Я понимаю его оптимизм не в смысле "содержания" и не в смысле "формы", но в смысле преемственности традиции свободы. Но я не ставлю этого эпиграфа, потому что знаю, как мы малы. Кто я? Я так и не издала "полного собрания сочинений" и не научилась ремеслу наборщика, я едва не умерла от шпульки и близко знала последних великих людей России; я любила минуту жизни больше славы и сделала из этого для себя выводы; и вот теперь я смотрю "на царский поезд" русской литературы, уходящий все дальше.
Я люблю себя в меру и никогда не была обуреваема мыслью переделать мир. "Вот я - такая, какая есть, вот мир - его надо переделать" - эта установка была мне незнакома. "Вот мир, такой, какой есть, вот - я, и я должна узнать себя и, узнав, поправить" - было мне ближе.
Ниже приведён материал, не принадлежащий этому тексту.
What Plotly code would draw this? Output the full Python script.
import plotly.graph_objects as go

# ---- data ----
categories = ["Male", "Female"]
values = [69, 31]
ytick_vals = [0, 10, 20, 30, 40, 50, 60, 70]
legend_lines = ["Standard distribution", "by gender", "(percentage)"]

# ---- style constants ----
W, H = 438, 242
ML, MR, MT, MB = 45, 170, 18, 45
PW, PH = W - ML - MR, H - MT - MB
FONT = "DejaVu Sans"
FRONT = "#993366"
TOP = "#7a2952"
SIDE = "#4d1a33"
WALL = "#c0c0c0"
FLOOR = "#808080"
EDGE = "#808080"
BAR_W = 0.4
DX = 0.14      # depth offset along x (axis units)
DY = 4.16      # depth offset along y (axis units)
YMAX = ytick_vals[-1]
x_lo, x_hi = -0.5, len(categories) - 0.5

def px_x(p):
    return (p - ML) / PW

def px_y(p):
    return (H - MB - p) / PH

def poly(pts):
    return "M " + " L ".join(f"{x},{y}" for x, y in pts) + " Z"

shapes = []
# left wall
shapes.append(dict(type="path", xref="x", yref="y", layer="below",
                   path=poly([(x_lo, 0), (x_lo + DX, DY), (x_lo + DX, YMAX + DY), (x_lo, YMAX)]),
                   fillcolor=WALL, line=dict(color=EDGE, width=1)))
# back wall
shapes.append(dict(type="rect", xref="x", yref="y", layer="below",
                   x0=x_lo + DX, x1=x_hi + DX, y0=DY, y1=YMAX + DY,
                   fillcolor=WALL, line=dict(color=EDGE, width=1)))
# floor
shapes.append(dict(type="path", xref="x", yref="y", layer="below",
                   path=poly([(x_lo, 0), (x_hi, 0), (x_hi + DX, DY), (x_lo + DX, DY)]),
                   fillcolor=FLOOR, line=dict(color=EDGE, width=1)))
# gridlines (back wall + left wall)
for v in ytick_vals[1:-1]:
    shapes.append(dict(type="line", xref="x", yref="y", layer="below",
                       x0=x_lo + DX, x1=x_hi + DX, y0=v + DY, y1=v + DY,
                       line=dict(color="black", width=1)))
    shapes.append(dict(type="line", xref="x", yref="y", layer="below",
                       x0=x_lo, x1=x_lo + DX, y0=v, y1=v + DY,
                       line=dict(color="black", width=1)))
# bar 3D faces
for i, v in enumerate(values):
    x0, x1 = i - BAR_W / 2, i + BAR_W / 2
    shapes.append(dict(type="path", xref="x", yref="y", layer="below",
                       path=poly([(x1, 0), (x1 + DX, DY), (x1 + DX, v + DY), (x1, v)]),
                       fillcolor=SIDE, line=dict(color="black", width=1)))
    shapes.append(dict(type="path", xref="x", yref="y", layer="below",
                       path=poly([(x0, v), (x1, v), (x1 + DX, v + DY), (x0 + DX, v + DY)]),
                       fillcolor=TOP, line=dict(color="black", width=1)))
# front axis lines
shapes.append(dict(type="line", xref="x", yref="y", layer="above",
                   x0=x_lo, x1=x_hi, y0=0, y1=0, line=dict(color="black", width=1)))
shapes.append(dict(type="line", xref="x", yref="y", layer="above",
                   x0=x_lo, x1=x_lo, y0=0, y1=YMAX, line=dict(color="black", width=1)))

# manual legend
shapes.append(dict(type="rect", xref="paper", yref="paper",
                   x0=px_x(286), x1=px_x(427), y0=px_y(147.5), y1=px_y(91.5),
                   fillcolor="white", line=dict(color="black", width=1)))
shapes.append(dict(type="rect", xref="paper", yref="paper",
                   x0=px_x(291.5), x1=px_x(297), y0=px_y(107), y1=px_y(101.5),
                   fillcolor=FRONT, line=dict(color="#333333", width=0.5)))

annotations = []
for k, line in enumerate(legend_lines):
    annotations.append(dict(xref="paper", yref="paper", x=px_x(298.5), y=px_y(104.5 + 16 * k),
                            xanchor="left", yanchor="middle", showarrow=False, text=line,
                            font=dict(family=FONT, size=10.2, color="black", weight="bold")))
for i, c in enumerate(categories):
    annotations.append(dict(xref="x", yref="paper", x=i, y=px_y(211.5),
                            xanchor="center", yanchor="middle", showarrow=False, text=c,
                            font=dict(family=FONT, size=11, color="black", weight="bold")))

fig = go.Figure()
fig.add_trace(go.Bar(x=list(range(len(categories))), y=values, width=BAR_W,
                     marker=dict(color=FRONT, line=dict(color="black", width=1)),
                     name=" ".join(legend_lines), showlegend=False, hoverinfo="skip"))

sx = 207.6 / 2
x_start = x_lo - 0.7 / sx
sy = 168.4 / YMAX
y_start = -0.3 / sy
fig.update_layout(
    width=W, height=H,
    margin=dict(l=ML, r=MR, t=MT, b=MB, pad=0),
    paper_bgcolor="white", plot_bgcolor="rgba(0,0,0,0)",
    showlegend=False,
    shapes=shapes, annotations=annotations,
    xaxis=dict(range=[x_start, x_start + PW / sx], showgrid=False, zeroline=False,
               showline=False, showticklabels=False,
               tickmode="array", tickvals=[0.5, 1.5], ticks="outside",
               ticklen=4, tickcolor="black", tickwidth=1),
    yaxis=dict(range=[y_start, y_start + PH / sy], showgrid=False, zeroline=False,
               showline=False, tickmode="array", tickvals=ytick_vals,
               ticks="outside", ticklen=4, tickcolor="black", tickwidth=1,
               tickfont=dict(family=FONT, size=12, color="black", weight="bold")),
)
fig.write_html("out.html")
Один раз в четверть века я вылуплялась из яйца - сперва когда родилась, затем в 1925 году, затем в 1950-м. Много это или мало - я не знаю, но сила этих рождений была настолько большой, что количество их по сравнению с качеством мне кажется неважным.
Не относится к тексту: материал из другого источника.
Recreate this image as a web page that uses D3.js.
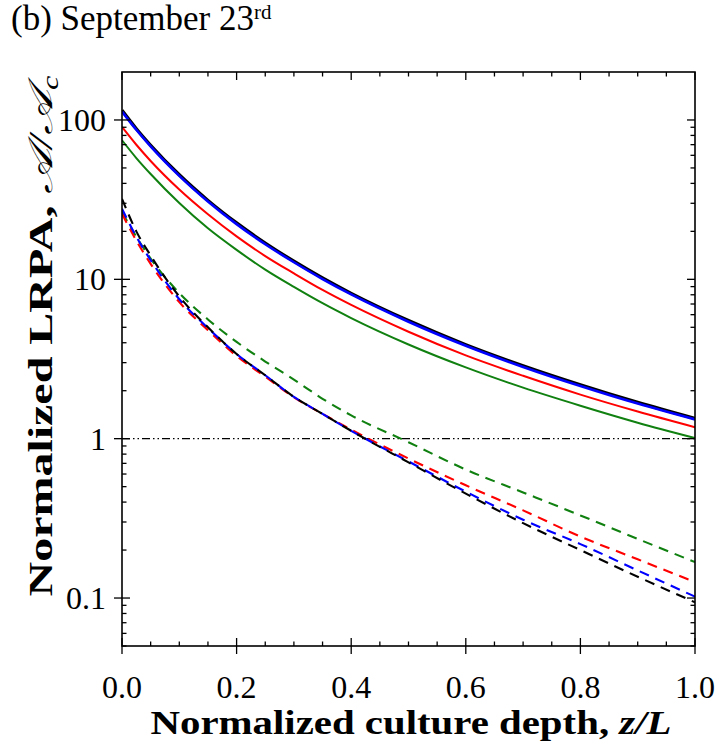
<!DOCTYPE html>
<html><head><meta charset="utf-8">
<script src="https://cdn.jsdelivr.net/npm/d3@7"></script>
<style>body{margin:0;background:#fff}svg{display:block}</style>
</head><body>
<svg id="c" width="717" height="742"></svg>
<script>
// ---- data ----
const depth = [0, 0.025, 0.05, 0.1, 0.15, 0.2, 0.25, 0.3, 0.35, 0.4, 0.5, 0.6, 0.7, 0.8, 0.9, 1.0];
const solidBlack = [115, 88.2, 69.4, 45.3, 31.3, 22.6, 16.9, 13.0, 10.2, 8.17, 5.51, 3.89, 2.87, 2.18, 1.69, 1.34];
const solidBlue  = [113, 86.8, 68.3, 44.6, 30.8, 22.2, 16.6, 12.8, 10.04, 8.04, 5.42, 3.83, 2.82, 2.14, 1.66, 1.32];
const solidRed   = [90.4, 69.9, 55.3, 36.6, 25.6, 18.6, 14.0, 10.9, 8.58, 6.91, 4.69, 3.33, 2.48, 1.89, 1.48, 1.18];
const solidGreen = [74.6, 57.7, 45.8, 30.1, 20.9, 15.3, 11.5, 8.96, 7.08, 5.71, 3.90, 2.80, 2.09, 1.61, 1.26, 1.01];
const dashBlack  = [32, 20.0, 14.1, 7.8, 5.0, 3.4, 2.5, 1.83, 1.43, 1.12, 0.71, 0.452, 0.295, 0.20, 0.136, 0.094];
const dashBlue   = [27.7, 18.5, 13.2, 7.5, 4.95, 3.4, 2.5, 1.83, 1.43, 1.12, 0.72, 0.465, 0.31, 0.218, 0.149, 0.102];
const dashRed    = [25.8, 17.5, 12.5, 7.2, 4.8, 3.3, 2.45, 1.82, 1.43, 1.14, 0.75, 0.51, 0.355, 0.243, 0.175, 0.126];
const dashGreen  = [26.4, 18.5, 13.5, 8.2, 5.6, 4.05, 3.05, 2.35, 1.78, 1.40, 0.95, 0.64, 0.46, 0.33, 0.235, 0.168];
const refLevel = 1;
const xTicks = [0, 0.2, 0.4, 0.6, 0.8, 1.0];
const xTickLabels = ["0.0", "0.2", "0.4", "0.6", "0.8", "1.0"];
const xMinor = [0.05,0.1,0.15,0.25,0.3,0.35,0.45,0.5,0.55,0.65,0.7,0.75,0.85,0.9,0.95];
const yTicks = [0.1, 1, 10, 100];
const yTickLabels = ["0.1", "1", "10", "100"];
const yMinor = [0.05,0.06,0.07,0.08,0.09,0.2,0.3,0.4,0.5,0.6,0.7,0.8,0.9,2,3,4,5,6,7,8,9,20,30,40,50,60,70,80,90];

// ---- layout ----
const L = 122, R = 695, T = 72, B = 646;
const svg = d3.select("#c");
const x = d3.scaleLinear().domain([0, 1]).range([L, R]);
const y = d3.scaleLog().domain([0.05, 200]).range([B, T]);

const serif = "'Liberation Serif','Times New Roman',serif";

const line = d3.line().x(d => x(d[0])).y(d => y(d[1])).curve(d3.curveMonotoneX);
const g = svg.append("g");
g.append("clipPath").attr("id","clip").append("rect").attr("x",L).attr("y",T).attr("width",R-L).attr("height",B-T);
const plot = g.append("g").attr("clip-path","url(#clip)");

// reference line at 1
plot.append("line").attr("x1", L).attr("x2", R).attr("y1", y(refLevel)).attr("y2", y(refLevel))
  .attr("stroke", "#000").attr("stroke-width", 1.3).attr("stroke-dasharray", "8,3,1.5,3,1.5,3");

const dashed = [
  [dashGreen, "#108010"], [dashRed, "#ff0000"], [dashBlue, "#0000ff"], [dashBlack, "#000000"]
];
dashed.forEach(([v, c]) => {
  plot.append("path").datum(depth.map((d, i) => [d, v[i]]))
    .attr("d", line).attr("fill", "none").attr("stroke", c).attr("stroke-width", 2.1)
    .attr("stroke-dasharray", "10,7");
});
const solid = [
  [solidGreen, "#108010", 2], [solidRed, "#ff0000", 2], [solidBlack, "#000000", 3.2], [solidBlue, "#0000ff", 2.6]
];
solid.forEach(([v, c, w]) => {
  plot.append("path").datum(depth.map((d, i) => [d, v[i]]))
    .attr("d", line).attr("fill", "none").attr("stroke", c).attr("stroke-width", w);
});

// frame
g.append("rect").attr("x", L).attr("y", T).attr("width", R - L).attr("height", B - T)
  .attr("fill", "none").attr("stroke", "#000").attr("stroke-width", 1.6);

const tk = g.append("g").attr("stroke", "#000").attr("stroke-width", 1.3);
xTicks.forEach(v => {
  tk.append("line").attr("x1", x(v)).attr("x2", x(v)).attr("y1", B - 8).attr("y2", B + 8);
  tk.append("line").attr("x1", x(v)).attr("x2", x(v)).attr("y1", T).attr("y2", T + 8);
});
xMinor.forEach(v => {
  tk.append("line").attr("x1", x(v)).attr("x2", x(v)).attr("y1", B - 4.5).attr("y2", B);
  tk.append("line").attr("x1", x(v)).attr("x2", x(v)).attr("y1", T).attr("y2", T + 4.5);
});
yTicks.forEach(v => {
  tk.append("line").attr("y1", y(v)).attr("y2", y(v)).attr("x1", L - 8).attr("x2", L + 8);
  tk.append("line").attr("y1", y(v)).attr("y2", y(v)).attr("x1", R - 8).attr("x2", R);
});
yMinor.forEach(v => {
  tk.append("line").attr("y1", y(v)).attr("y2", y(v)).attr("x1", L).attr("x2", L + 4.5);
  tk.append("line").attr("y1", y(v)).attr("y2", y(v)).attr("x1", R - 4.5).attr("x2", R);
});

// tick labels
xTicks.forEach((v, i) => {
  g.append("text").attr("x", x(v)).attr("y", 698).attr("text-anchor", "middle")
    .attr("font-family", serif).attr("font-size", 32).text(xTickLabels[i]);
});
yTicks.forEach((v, i) => {
  g.append("text").attr("x", 106).attr("y", y(v) + 11).attr("text-anchor", "end")
    .attr("font-family", serif).attr("font-size", 32).text(yTickLabels[i]);
});

// axis titles
const xt = g.append("text").attr("x", 411).attr("y", 734).attr("text-anchor", "middle")
  .attr("font-family", serif).attr("font-size", 34).attr("font-weight", "bold")
  .attr("textLength", 521).attr("lengthAdjust", "spacingAndGlyphs");
xt.append("tspan").text("Normalized culture depth, ");
xt.append("tspan").attr("font-style", "italic").text("z/L");

const yt = g.append("text").attr("transform", "translate(52,336) rotate(-90)").attr("text-anchor", "middle")
  .attr("font-family", serif).attr("font-size", 34).attr("font-weight", "bold")
  .attr("textLength", 521).attr("lengthAdjust", "spacingAndGlyphs");
yt.append("tspan").text("Normalized LRPA, ");
yt.append("tspan").attr("font-weight", "normal").attr("font-style", "italic").text("𝒜/𝒜");
yt.append("tspan").attr("font-weight", "normal").attr("font-style", "italic").attr("font-size", 23).attr("dy", 6).text("c");

// title
const tt = g.append("text").attr("x", 11).attr("y", 30).attr("font-family", serif).attr("font-size", 35);
tt.append("tspan").text("(b) September 23");
tt.append("tspan").attr("font-size", 21).attr("dy", -11).text("rd");
</script>
</body></html>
Я знаю, что могу вернуться из моей третьей стадии во вторую: взять билет и на время уплыть туда, откуда
Может бьпь, это и есть основной образ всей моей жизни, тот "фундаментальный личный символ", который критик ищет в творчестве поэта? Который у самого человека к концу жизни проясняется как "рисунок", "чертеж", "выкройка" его судьбы, и он видит вдруг, что он не Прометей, не Орфей, а - скажем - обыкновенный слесарь, который не может подобрать ключа в собственный дом? Может быть. Но во сне какое-то спокойствие в конце концов нисходит на меня, какая-то уверенность, что через пятьдесят, через сто лет меня кто-то вытащит, за руки и за ноги, вытянет по нужному эскалатору на Сенатскую площадь или к Лиговке - может быть, названия тогда будут другие, но это нисколько не беспокоит меня.
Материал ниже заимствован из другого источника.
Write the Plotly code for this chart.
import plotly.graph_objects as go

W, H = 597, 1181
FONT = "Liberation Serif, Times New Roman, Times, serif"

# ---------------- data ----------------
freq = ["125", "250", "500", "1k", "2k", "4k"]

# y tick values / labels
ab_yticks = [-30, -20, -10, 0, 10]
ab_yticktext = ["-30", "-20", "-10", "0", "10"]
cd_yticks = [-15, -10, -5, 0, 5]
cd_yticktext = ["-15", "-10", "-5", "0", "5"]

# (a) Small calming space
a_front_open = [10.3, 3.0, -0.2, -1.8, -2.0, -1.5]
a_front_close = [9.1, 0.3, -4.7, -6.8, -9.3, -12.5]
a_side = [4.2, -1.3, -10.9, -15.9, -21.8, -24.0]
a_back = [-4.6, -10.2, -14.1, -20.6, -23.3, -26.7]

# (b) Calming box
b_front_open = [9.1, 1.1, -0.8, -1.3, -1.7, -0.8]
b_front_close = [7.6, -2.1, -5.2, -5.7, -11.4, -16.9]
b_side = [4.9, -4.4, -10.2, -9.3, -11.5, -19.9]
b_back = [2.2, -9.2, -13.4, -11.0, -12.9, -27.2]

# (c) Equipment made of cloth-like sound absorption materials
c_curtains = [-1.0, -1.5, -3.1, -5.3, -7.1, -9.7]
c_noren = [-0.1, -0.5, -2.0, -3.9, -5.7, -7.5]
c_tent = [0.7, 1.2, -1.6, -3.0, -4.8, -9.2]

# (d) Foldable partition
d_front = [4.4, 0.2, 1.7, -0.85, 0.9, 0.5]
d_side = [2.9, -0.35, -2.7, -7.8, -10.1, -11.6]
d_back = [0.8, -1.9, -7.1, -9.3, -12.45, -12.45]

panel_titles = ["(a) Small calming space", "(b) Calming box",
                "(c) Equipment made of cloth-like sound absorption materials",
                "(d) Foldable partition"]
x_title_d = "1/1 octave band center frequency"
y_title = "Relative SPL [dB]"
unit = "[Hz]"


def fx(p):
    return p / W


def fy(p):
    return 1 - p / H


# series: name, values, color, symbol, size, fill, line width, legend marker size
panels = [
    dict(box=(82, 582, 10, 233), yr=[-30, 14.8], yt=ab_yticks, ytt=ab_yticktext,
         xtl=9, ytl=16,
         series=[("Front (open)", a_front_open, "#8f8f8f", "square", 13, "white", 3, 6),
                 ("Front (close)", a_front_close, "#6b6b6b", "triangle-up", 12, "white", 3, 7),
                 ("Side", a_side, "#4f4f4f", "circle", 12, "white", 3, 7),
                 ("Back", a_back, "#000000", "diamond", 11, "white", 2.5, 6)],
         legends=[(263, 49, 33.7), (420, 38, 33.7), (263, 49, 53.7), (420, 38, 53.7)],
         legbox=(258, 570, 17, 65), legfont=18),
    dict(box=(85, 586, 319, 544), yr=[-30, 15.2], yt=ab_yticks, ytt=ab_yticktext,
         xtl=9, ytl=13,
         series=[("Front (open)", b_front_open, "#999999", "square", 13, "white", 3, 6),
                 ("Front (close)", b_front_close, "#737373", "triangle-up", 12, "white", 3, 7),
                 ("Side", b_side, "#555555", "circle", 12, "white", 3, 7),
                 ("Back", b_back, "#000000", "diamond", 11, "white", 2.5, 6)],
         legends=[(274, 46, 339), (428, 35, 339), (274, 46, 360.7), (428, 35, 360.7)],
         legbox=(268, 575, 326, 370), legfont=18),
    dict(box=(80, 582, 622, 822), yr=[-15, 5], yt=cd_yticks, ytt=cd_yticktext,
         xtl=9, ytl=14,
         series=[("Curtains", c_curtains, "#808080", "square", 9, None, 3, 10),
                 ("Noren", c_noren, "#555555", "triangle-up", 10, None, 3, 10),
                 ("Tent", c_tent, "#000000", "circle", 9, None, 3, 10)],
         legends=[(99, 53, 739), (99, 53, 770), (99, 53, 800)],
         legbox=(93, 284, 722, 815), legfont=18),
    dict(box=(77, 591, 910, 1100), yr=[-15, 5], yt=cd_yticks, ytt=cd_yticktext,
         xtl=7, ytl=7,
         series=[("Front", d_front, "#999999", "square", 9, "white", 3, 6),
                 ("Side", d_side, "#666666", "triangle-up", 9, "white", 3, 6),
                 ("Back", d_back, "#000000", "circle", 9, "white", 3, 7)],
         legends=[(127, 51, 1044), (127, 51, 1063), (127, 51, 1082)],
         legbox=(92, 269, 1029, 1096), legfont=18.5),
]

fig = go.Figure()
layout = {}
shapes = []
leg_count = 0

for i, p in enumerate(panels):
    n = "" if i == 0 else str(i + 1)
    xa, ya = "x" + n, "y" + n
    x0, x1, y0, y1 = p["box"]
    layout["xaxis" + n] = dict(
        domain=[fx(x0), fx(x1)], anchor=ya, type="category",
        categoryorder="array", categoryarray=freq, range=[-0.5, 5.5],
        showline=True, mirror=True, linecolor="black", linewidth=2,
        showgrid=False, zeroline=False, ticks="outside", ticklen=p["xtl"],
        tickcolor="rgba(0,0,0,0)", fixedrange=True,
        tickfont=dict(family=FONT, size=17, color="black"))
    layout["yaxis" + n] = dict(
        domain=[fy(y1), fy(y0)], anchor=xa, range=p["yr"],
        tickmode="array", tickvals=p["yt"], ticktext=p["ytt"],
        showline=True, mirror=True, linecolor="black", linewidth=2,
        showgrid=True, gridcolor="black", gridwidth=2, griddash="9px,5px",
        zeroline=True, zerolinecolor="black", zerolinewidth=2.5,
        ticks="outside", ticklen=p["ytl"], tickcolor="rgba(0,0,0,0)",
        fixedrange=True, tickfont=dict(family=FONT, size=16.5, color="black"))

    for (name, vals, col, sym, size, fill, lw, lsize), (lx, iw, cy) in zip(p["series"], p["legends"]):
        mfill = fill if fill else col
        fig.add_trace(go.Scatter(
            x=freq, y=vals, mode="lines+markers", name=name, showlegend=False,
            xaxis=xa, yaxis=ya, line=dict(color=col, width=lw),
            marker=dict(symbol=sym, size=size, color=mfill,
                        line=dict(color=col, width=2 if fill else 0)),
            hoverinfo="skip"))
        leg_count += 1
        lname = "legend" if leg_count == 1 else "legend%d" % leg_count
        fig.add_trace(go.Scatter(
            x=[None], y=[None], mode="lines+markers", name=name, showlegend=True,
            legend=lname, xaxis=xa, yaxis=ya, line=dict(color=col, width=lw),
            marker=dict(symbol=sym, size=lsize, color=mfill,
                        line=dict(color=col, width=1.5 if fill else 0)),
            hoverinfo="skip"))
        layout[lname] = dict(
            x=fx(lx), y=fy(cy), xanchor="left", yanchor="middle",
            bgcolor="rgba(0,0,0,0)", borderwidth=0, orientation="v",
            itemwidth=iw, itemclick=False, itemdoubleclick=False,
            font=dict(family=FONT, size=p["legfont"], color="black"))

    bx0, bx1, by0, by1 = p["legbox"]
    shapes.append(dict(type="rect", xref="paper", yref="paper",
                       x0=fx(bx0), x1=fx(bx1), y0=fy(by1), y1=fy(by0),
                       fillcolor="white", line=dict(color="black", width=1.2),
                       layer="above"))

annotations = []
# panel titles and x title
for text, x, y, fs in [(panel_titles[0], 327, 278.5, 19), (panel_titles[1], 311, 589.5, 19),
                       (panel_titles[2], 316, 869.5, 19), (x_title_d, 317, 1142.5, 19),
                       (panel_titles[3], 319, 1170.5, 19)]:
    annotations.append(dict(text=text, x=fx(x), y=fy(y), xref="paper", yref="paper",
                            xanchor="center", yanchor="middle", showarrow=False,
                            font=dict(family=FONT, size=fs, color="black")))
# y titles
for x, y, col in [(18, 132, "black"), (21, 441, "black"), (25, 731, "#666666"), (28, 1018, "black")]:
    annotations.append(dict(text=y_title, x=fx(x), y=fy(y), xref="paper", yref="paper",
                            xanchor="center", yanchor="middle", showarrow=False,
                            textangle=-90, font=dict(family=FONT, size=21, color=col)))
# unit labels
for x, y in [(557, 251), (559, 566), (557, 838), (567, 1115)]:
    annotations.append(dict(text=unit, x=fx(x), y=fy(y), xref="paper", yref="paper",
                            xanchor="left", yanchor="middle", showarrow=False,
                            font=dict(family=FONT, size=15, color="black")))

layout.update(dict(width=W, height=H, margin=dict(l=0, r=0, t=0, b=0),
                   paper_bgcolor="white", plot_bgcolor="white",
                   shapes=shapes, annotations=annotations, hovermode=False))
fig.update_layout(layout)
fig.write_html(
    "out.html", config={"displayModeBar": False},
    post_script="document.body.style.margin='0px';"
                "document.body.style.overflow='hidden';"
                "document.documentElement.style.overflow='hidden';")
Во вторую стадию, европейскую, я возвращаюсь, и не только в снах. Десять лет прошло со дня моего отъезда в США, когда я вернулась туда в первый раз, и еще пять лет - во второй (третья моя поездка была в 1969 году) . В метаболизме западного мира (выражение Орвелла) и десять, и пять лет много значат. Русское кладбище в Сен-Женевьев теперь стало одной из достопримечательностей Парижа: пять автокаров гуськом стояли у его входа, туристы щелкали фотоаппаратами. Их повели на "старое" место, где могилам двадцать, тридцать лет, и на "новое" место, где им пять и десять. Тут лежат чернорабочие завода Рено и Нобелевские лауреаты, гренадеры "его величества" и нищие с паперти собора на улице Дарю (говорят, собор этот теперь тоже стал аттракционом для туристов). Тут лежат Бунин и Мережковский, Милюков и Коровин, генералы Добрармии и поэты, портнихи и балерины, здесь лежат неразоблаченные агенты Сталина и бежавшие от Сталина авторы разоблачений о нем; люди, ждавшие, как события, книг Олеши, Багрицкого, Тынянова, и люди, ставившие свечки перед иконой "царя-мученика". Здесь - свежие цветы на могилах героев Сопротивления военных лет и зарастаю-щие чертополохом могилы предателей, доносивших в гестапо. Здесь лежит история русской эмиграции в ее славе, убожестве и юродстве. Здесь, как и подобает кладбищу, заканчивается все. Через сто лет, по французской традиции, это огромное пространство перепашут и сдадут под огород.
А живые? Их нет. Есть полуживые. На дворе, как сказал когда-то Пастернак, милые, у нас 1965 год, и живых быть не может. В 2000 году всё это будет интересной беллетристикой с политическими обертонами. Вот тут вдруг окажется, что и качество, и количество сыграют свою роль.
Полуживые еще ходят. Кто с палкой, кто с двумя. У кого - три зуба своих, у кого - тридцать фарфоровых. Кто-то лежит в больнице, кого-то отправили в провинцию в параличе. Одни откровенно говорят, что предпочитают "от сердца", чем "от рака", другие еще держатся, красят волосы и стараются не произносить некоторых слов, в которых особенно заметно их шамканье. В 1917 году им было лет на десять или двадцать больше века, сейчас идет к концу их восьмой и девятый десяток.